1. **PPO (Internal State):**
* **Bar Height (Mean):** Approximately 1600.
* **Error Bar Range:** Extends from approximately 800 to 2400. This is the largest range, indicating high variance.
* **Trend:** This configuration and the next show the highest average episode lengths.
2. **PPO (RGB Pixels):**
* **Bar Height (Mean):** Approximately 1600, nearly identical to the first bar.
* **Error Bar Range:** Extends from approximately 1250 to 2000. The variance is smaller than for PPO (Internal State).
3. **MaskablePPO (Internal State):**
* **Bar Height (Mean):** Approximately 800. This is the lowest average episode length.
* **Error Bar Range:** Extends from approximately 400 to 1250.
* **Trend:** This and the next configuration show notably lower average episode lengths than the standard PPO variants.
4. **MaskablePPO (RGB Pixels):**
* **Bar Height (Mean):** Approximately 1050.
* **Error Bar Range:** Extends from approximately 500 to 1600.
### Key Observations
* **Performance Grouping:** The chart reveals two distinct performance groups. The standard PPO algorithms (both Internal State and RGB Pixels) achieve average episode lengths around 1600. The MaskablePPO algorithms perform worse, with averages between 800 and 1050.

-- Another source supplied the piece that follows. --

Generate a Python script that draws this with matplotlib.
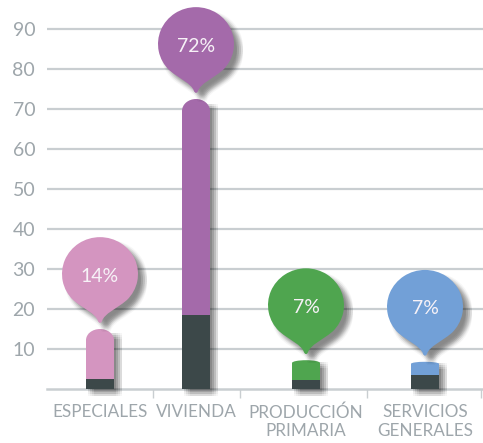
import matplotlib
matplotlib.use("Agg")
import matplotlib.pyplot as plt
from matplotlib.path import Path
from matplotlib.patches import PathPatch, Ellipse
from matplotlib.transforms import Affine2D, IdentityTransform
import numpy as np

plt.rcParams['font.family'] = ['Lato', 'DejaVu Sans']

# ---- data ----
categories = ["ESPECIALES", "VIVIENDA", "PRODUCCIÓN\nPRIMARIA", "SERVICIOS\nGENERALES"]
totals = [15.0, 72.5, 7.2, 6.8]        # full bar height
dark_part = [2.5, 18.5, 2.2, 3.5]      # dark lower segment
pct_labels = ["14%", "72%", "7%", "7%"]
yticks = [10, 20, 30, 40, 50, 60, 70, 80, 90]

# ---- layout / style ----
xpos = [0.53, 1.49, 2.59, 3.78]
separators = [1.06, 1.93, 3.20, 4.34]
colors = ["#D495C0", "#A46AAA", "#4FA54F", "#72A0D7"]
cap_h = [2.8, 3.0, 0.7, 0.5]
dark_color = "#3C4849"
grid_color = "#C9CED1"
text_gray = "#9EA6AB"
bar_w = 0.28

W, H = 483, 443
fig = plt.figure(figsize=(W / 100, H / 100), dpi=100)
ax = fig.add_axes([47 / W, 54 / H, 436 / W, 389 / H])
ax.set_xlim(0, 4.36)
ax.set_ylim(0, 97.25)
ax.set_autoscale_on(False)
for s in ax.spines.values():
    s.set_visible(False)

ax.set_yticks(yticks)
ax.set_yticklabels([str(v) for v in yticks])
ax.yaxis.grid(True, color=grid_color, lw=1.6, zorder=0)
ax.set_axisbelow(True)
ax.tick_params(axis='y', length=0, pad=8.5, labelsize=14, labelcolor=text_gray)

ax.set_xticks(xpos)
ax.set_xticklabels(categories, linespacing=1.2)
ax.tick_params(axis='x', which='major', length=0, pad=11, labelsize=12.3, labelcolor=text_gray)
ax.set_xticks(separators, minor=True)
ax.tick_params(axis='x', which='minor', length=6.5, width=1.0, color=grid_color, direction='out')
ax.axhline(0, color=grid_color, lw=1.8, zorder=0.6, clip_on=False)

fig.canvas.draw()
tD = ax.transData


def add_shadow(path, base_off=(5, -5), spread=(-3, -1, 1, 3), alpha=0.035, z=1):
    for dx in spread:
        for dy in spread:
            tr = Affine2D().translate(base_off[0] + dx, base_off[1] + dy)
            p = PathPatch(path, transform=tr, facecolor='black', edgecolor='none',
                          alpha=alpha, zorder=z, clip_on=False)
            ax.add_artist(p)


def bubble_path(cx, cy, R=38.0, tip=49.0):
    arc = Path.arc(-45, 225)
    verts = list(arc.vertices * np.array([R, R * 0.97]) + np.array([cx, cy]))
    codes = list(arc.codes)
    la = np.deg2rad(225)
    lx, ly = cx + R * np.cos(la), cy + R * 0.97 * np.sin(la)
    rx, ry = cx - (lx - cx), ly
    tx, ty = cx, cy - tip
    verts += [(cx - 15, cy - 36), (cx - 5, cy - 39), (cx - 2, cy - 47),
              (cx - 1, cy - 49.5), (cx + 1, cy - 49.5), (cx + 2, cy - 47),
              (cx + 5, cy - 39), (cx + 15, cy - 36), (rx, ry), (rx, ry)]
    codes += [Path.CURVE4] * 9 + [Path.CLOSEPOLY]
    return Path(np.array(verts), codes)


for i in range(len(categories)):
    x = xpos[i]
    tot = totals[i]
    dk = dark_part[i]
    ch = cap_h[i]
    # bar shadow (display coords)
    (x0, y0) = tD.transform((x - bar_w / 2, 0))
    (x1, y1) = tD.transform((x + bar_w / 2, tot - ch * 0.3))
    rect_path = Path([(x0, y0), (x1, y0), (x1, y1), (x0, y1), (x0, y0)],
                     [Path.MOVETO, Path.LINETO, Path.LINETO, Path.LINETO, Path.CLOSEPOLY])
    add_shadow(rect_path, base_off=(5, -4), z=1)
    # bars
    ax.bar(x, dk, width=bar_w, color=dark_color, zorder=3, linewidth=0)
    ax.bar(x, tot - dk - ch, bottom=dk, width=bar_w, color=colors[i], zorder=3, linewidth=0)
    ax.add_patch(Ellipse((x, tot - ch), width=bar_w, height=2 * ch, color=colors[i],
                         zorder=3, linewidth=0))
    # bubble
    bx, by = tD.transform((x, tot))
    cx, cy = bx, by + 6 + 49
    bp = bubble_path(cx, cy)
    add_shadow(bp, base_off=(6, -6), z=4)
    ax.add_artist(PathPatch(bp, transform=IdentityTransform(), facecolor=colors[i],
                            edgecolor='none', zorder=5, clip_on=False))
    ax.text(cx / W, (cy - 2) / H, pct_labels[i], color='#F7F2F7', fontsize=14,
            ha='center', va='center', zorder=6, transform=fig.transFigure)

fig.savefig("out.png", dpi=100, facecolor='white')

* **Input Modality Impact:** For PPO, the choice between using internal state or RGB pixels as input has a negligible effect on the *average* episode length (both ~1600). However, it significantly affects the *variance*, with internal state showing much wider error bars.
* **Algorithm Impact:** The MaskablePPO algorithm results in shorter average episodes compared to standard PPO, regardless of the input type.
* **Variance:** All configurations show substantial variance, as indicated by the tall error bars. The variance is particularly high for PPO using internal state.
### Interpretation
This chart suggests that for the specific task being measured, the standard PPO algorithm is more effective at sustaining longer episodes than MaskablePPO. The "Maskable" variant appears to lead to earlier episode termination on average.
The high variance, especially for PPO (Internal State), indicates that performance is not consistent across different training runs or environment seeds. This could imply sensitivity to initial conditions or a less stable learning process for that configuration.
The minimal difference in mean performance between internal state and RGB pixel inputs for PPO is a notable finding. It suggests that for this task, the agent can learn an effective policy from raw visual data (RGB Pixels) just as well as from a direct internal state representation, which has implications for the feasibility of training agents in environments where the internal state is not directly accessible.
**In summary, the data demonstrates a clear performance advantage for standard PPO over MaskablePPO in maximizing episode length, highlights significant performance variability, and shows that PPO can effectively utilize pixel-based inputs for this task.**